Pese al esfuerzo de organismos gubernamentales, y no gubernamentales, así como de organizaciones multilaterales, por concientizar a la población sobre la importancia de disminuir los consumos superfluos –que favorecen  estrictamente la coacción que ejercemos sobre los recursos que nos suministra el planeta–, el consumismo ha aumentado de forma bochornosa.

En el afán por lograr un convenio universal que favorezca la reducción de los gases de efecto invernadero; en el curso de los últimos 20 años, se han enarbolado numerosas cumbres, la próxima a celebrarse en Paris, en el mes de diciembre del año en curso.

Los que se han mostrado optimistas en torno al tema, afirman que el cambio climático es producto de la dinámica natural del planeta, más no de la conducta humana como la generalidad asevera. Sin embargo, se trata de una conjetura poco probable, promovida quizás por conglomerados industriales, beneficiarios de los consumos desmedidos.

Coartar el flagelo del cambio climático es labor de todos. Mientras que sobre nuestros gobernantes reside el compromiso de propulsar políticas inclinadas a frenar la contaminación, sobre la colectividad descansa la obligación de acatar y respetar las suscitadas medidas.

La dilapidación de las riquezas naturales de nuestro planeta es la causante del cambio climático. Con asiduidad, lastimamos animales, originando con ello la extinción de especies; destruimos bosques –en consecución de materia prima para hartar  un consumo absurdo–, generando así la desaparición de sumideros de dióxido de carbono. Y conculcamos las fuentes de agua para con ella producir bebidas infructuosas.

Hemos adoptado el hábito de usar y tirar. Hoy día, seducidos por los incesantes cambios de la moda, y los avances de la tecnología, desechamos productos –tales como prendas de vestir y electrodomésticos– con muy poco uso; practica mediante la que contribuimos a intoxicar el medio ambiente.

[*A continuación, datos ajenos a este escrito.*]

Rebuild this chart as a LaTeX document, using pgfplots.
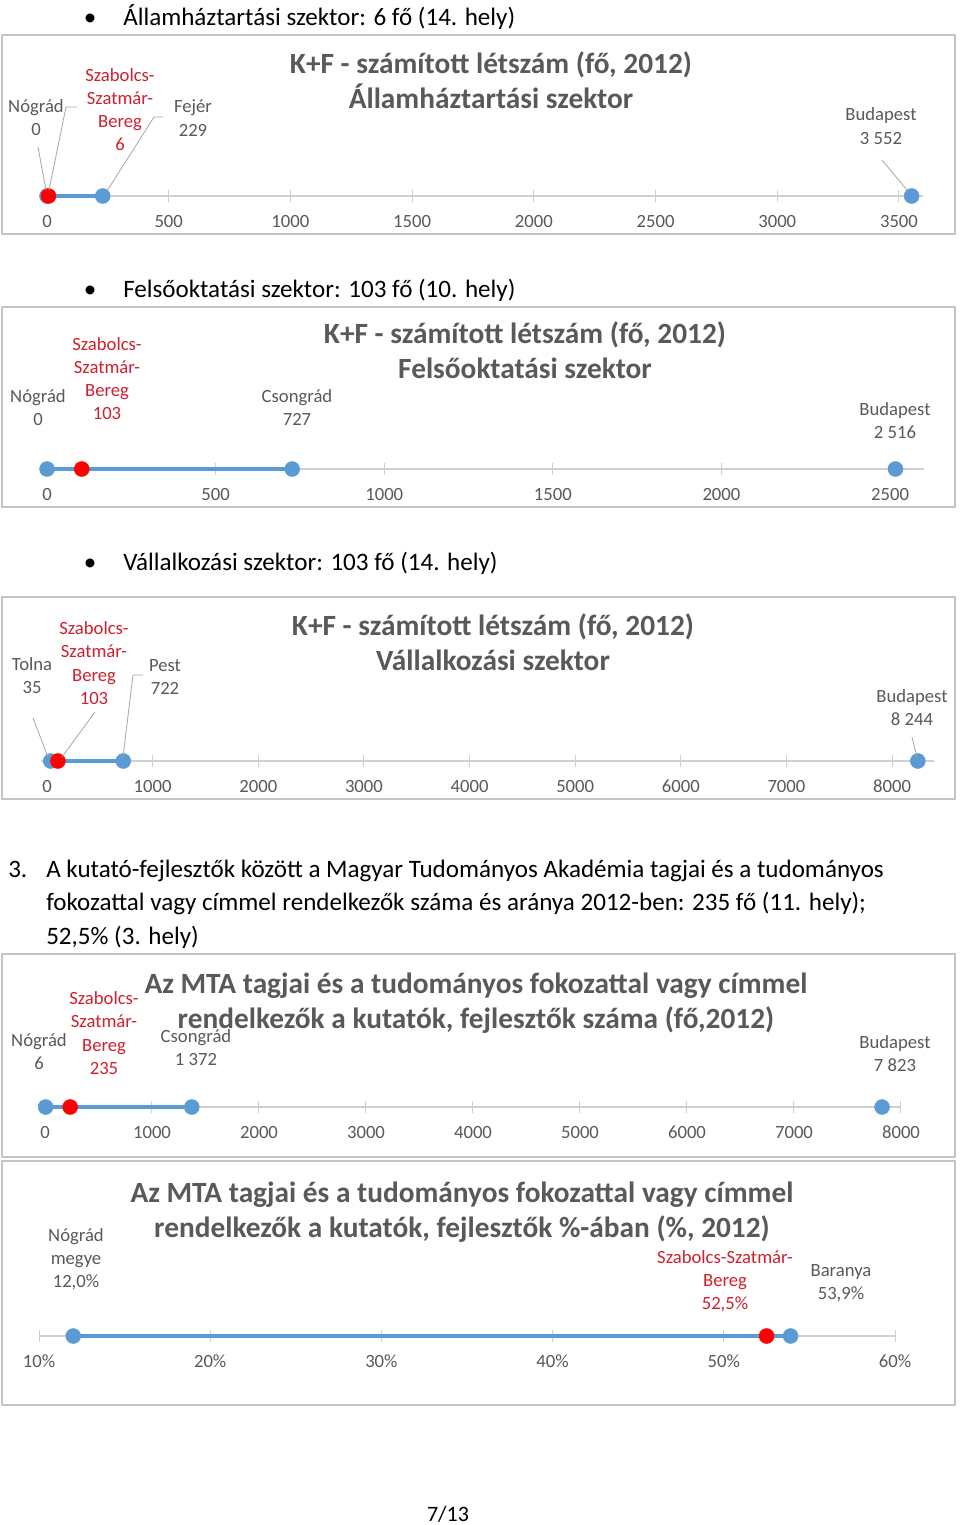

Es ineludible que arribemos al consenso en lo relativo a la manera de suplir nuestras carencias presentes, sin comprometer la capacidad de las generaciones venideras de satisfacer las suyas. Vivimos en un planeta frágil, al que mediante los consumos frívolos, estamos socavando. El mismo nos está advirtiendo sobre el estado de penuria en el que lo hemos colocado, a través de la exteriorización de fenómenos insólitos, tales como inundaciones inesperadas, corrientes marinas y el calentamiento global. Es la población joven la primera que ha de tomar conciencia de las secuelas de los hábitos insulsos de consumo. Y ajustar su práctica a sus necesidades reales y las de nuestro entorno.